Italics are when the letters are slanted, like this. This is one way to set apart a story-inside-a-story, the way I use them to give examples in these posts. You can use a paragraph of all italics to show something that a character is reading silently, for instance, or maybe remembering a scene exactly as it happened. There are other ways to show this too, but italics are the most common.
Formatting Note: italics are used for other things too, such as emphasis or foreign words, so sometimes you might need to use italics inside italics. There is no such thing as double italics, so instead you put the it in normal text, like this.
The twins bent over the book.
“It looks like a history of the house,” Cyrus whispered.
Jefferson peered at the words. The writing was not easy to read at first but as he studied it, he began to see the meaning come through the looping script.
In the first year after the building, the owner Mr. Nathaniel Hoff hired five workmen and built the garage behind the summer kitchen. When the garage burned down the next month, suspicion fell on the Russian workman, but others blamed the Devil.
“I don’t get it,” Cyrus said.
In this situation, we would use italics since it implies they are reading it silently. If they were reading it out loud, we could use quotation marks. Speaking of which…
4. A Separate Scene
This is the clearest and most blatant way to do a story-inside-a-story. This is where you stop the scene and start another one for the story-inside-a-story. This is often the best method to use for flashbacks and is the best one if the story-inside-a-story is long. For example, in the book Prince Caspian, four chapters in the middle of the book are Trumpkin the dwarf telling the story of Caspian. Even though he is actually telling the story to the other characters, this is done as a completely separate story-inside-a-story since it would have been very hard to read that much as dialogue.

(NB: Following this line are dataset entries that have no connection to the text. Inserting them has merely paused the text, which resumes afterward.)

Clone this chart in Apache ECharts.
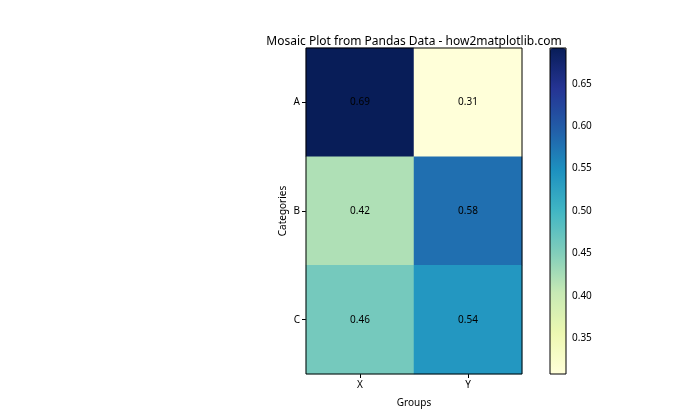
<!DOCTYPE html>
<html>
<head>
<meta charset="utf-8">
<script src="https://cdn.jsdelivr.net/npm/echarts@6/dist/echarts.min.js"></script>
<style>
  html, body { margin: 0; padding: 0; background: #fff; }
  #chart { width: 700px; height: 420px; }
</style>
</head>
<body>
<div id="chart"></div>
<script>
// 数据
const groups = ['X', 'Y'];
const categories = ['A', 'B', 'C'];
const valuesX = [0.6923, 0.42, 0.46];
const valuesY = [0.3077, 0.58, 0.54];
const colorbarTicks = [0.35, 0.40, 0.45, 0.50, 0.55, 0.60, 0.65];

// YlGnBu
const ylGnBu = ['#ffffd9', '#edf8b1', '#c7e9b4', '#7fcdbb', '#41b6c4', '#1d91c0', '#225ea8', '#253494', '#081d58'];

const allValues = valuesX.concat(valuesY);
const vMin = Math.min.apply(null, allValues);
const vMax = Math.max.apply(null, allValues);

const cells = [];
categories.forEach(function (c, i) {
    cells.push([0, i, valuesX[i]]);
    cells.push([1, i, valuesY[i]]);
});

const font = 'Noto Sans';
const chart = echarts.init(document.getElementById('chart'));

const option = {
    animation: false,
    textStyle: { fontFamily: font },
    title: {
        text: 'Mosaic Plot from Pandas Data - how2matplotlib.com',
        left: 409,
        textAlign: 'center',
        top: 31,
        textStyle: { fontSize: 12, fontWeight: 'normal', color: '#000', fontFamily: font }
    },
    grid: [
        { left: 306, top: 48, width: 216, height: 326, show: true, borderColor: '#000', borderWidth: 1, backgroundColor: 'transparent', z: 10 },
        { left: 550, top: 48, width: 16, height: 326, show: true, borderColor: '#000', borderWidth: 1, backgroundColor: 'transparent', z: 10 }
    ],
    xAxis: [
        {
            gridIndex: 0,
            type: 'category',
            data: groups,
            name: 'Groups',
            nameLocation: 'middle',
            nameGap: 24,
            nameTextStyle: { fontSize: 10, color: '#000' },
            axisLine: { show: false },
            axisTick: { show: true, alignWithLabel: true, length: 4, lineStyle: { color: '#000' } },
            axisLabel: { fontSize: 10, color: '#000', margin: 6 },
            splitLine: { show: false }
        },
        {
            gridIndex: 1,
            type: 'value',
            show: false
        }
    ],
    yAxis: [
        {
            gridIndex: 0,
            type: 'category',
            data: categories,
            inverse: true,
            name: 'Categories',
            nameLocation: 'middle',
            nameGap: 18,
            nameTextStyle: { fontSize: 10, color: '#000' },
            axisLine: { show: false },
            axisTick: { show: true, alignWithLabel: true, length: 4, lineStyle: { color: '#000' } },
            axisLabel: { fontSize: 10, color: '#000', margin: 6 },
            splitLine: { show: false }
        },
        {
            gridIndex: 1,
            type: 'value',
            position: 'right',
            min: vMin,
            max: vMax,
            axisLine: { show: false },
            axisTick: { show: true, length: 4, customValues: colorbarTicks, lineStyle: { color: '#000' } },
            axisLabel: {
                fontSize: 10, color: '#000', margin: 6,
                customValues: colorbarTicks,
                formatter: function (v) { return v.toFixed(2); }
            },
            splitLine: { show: false }
        }
    ],
    visualMap: {
        type: 'continuous',
        seriesIndex: 0,
        min: vMin,
        max: vMax,
        calculable: false,
        orient: 'vertical',
        left: 550,
        top: 48,
        itemWidth: 16,
        itemHeight: 326,
        padding: 0,
        text: null,
        showLabel: false,
        inRange: { color: ylGnBu }
    },
    series: [
        {
            type: 'heatmap',
            xAxisIndex: 0,
            yAxisIndex: 0,
            data: cells,
            label: {
                show: true,
                color: '#000',
                fontSize: 10,
                formatter: function (p) { return p.value[2].toFixed(2); }
            },
            itemStyle: { borderWidth: 0 },
            emphasis: { disabled: true }
        }
    ]
};

chart.setOption(option);
</script>
</body>
</html>
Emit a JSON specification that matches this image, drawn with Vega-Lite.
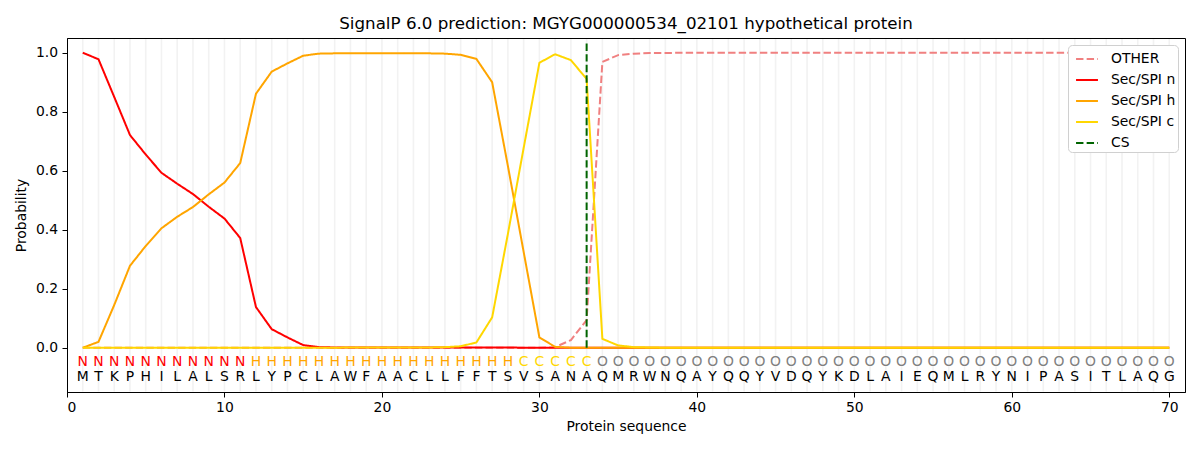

Even if you start a new scene or chapter, it is good to signal that this is a story-inside-a-story, such as a flashback. One way to do this is by stating the place and time (or just time if the place is not important) at the beginning. For example:
Another way is to show a break by putting three stars or dots in the middle of the page, like this:
* * *
These three dots are called a dinkus, which is a wonderful word.
Why (or Why Not) to Write a Story-Inside-a-Story
With all writing, you should decide if something is necessary before putting it in your story. However, this is especially true with stories-inside-a-story. That is because you are stopping the main story to tell another story. Here is a summary of the methods I mentioned above and the good and bad parts of each:
Now it’s your turn
- As you read, look for stories-inside-a-story using the methods above. Exposition is the most common but you should be able to find the other ones too.
- Think of a story where you could use each of these different methods of writing a story-inside-a-story. Especially with the separate scene method, you need to make sure that it is absolutely necessary since it is very intrusive to the main story.